The successful applicant will be allotted a house amid the village of 30-odd people who make their home on the island. Another perk is the opportunity to play an important role in developing and promoting a fascinating historic site.

Humans have occupied St. Michael’s Mount since the Bronze Age. Legend has it that the island was built by a giant named Cormoran, who would steal livestock from farms there. The site also has strong connections to Christianity; it was believed that archangel Michael stood on the western side of the Mount to warn fishermen away from its perilous, rocky shores. In the 11th century, the island was granted to the monastery of Mont St. Michel in Normandy. A church was built there, and by the 13th century, the island was a site of pilgrimage.

St. Michael’s Mount has weathered years of war and instability. It was fortified multiple times throughout its history, including during World War II, when the threat of German invasion loomed. According to Historic England, the site was of particular interest to Nazi foreign minister Joachim von Ribbentrop, who planned to live on St. Michael’s Mount should the Germans emerge victorious.

Ownership of the island changed hands many times over the centuries, until the parliamentarian John St. Aubyn purchased it in 1659. His descendents have lived there ever since, and in the 1950s, they partnered with the U.K.’s National Trust to open the castle and its grounds to the public.
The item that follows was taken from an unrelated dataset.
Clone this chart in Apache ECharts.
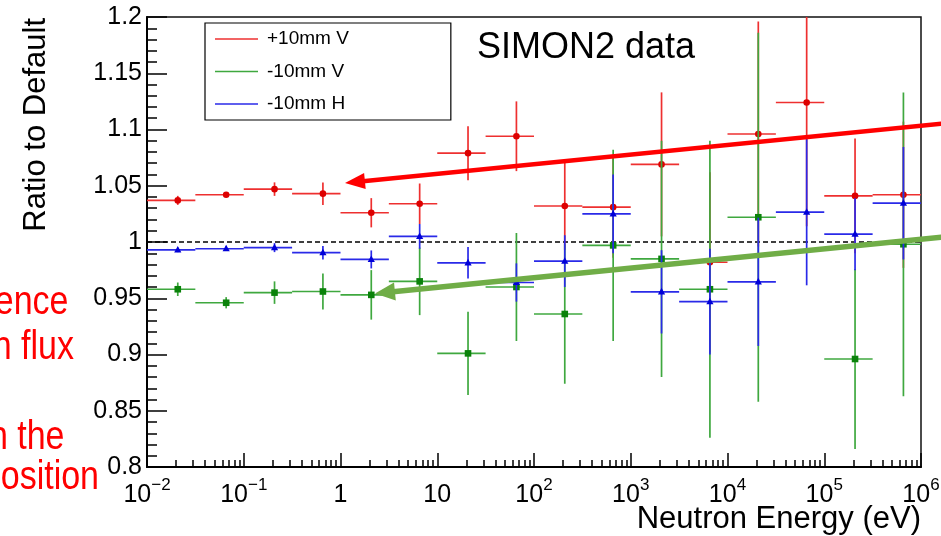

Lottie Allen, who has been in charge of the island’s gardens for the past five years, is leaving the job for a new position at a manor in the Cotswolds. She told the BBC that working on St. Michael’s Mount is “logistically a challenge, but it's amazingly rewarding in terms of the plant collection and the overall look of the gardens.”

For those who aren’t so keen to rappel down the walls of a centuries-old castle, there are other opportunities to get involved. St. Michael’s Mount is also seeking an island manager and a “castle steward,” who will be responsible for running the site’s private and public areas. In what is surely a plus, the new steward will also get to live in the castle itself.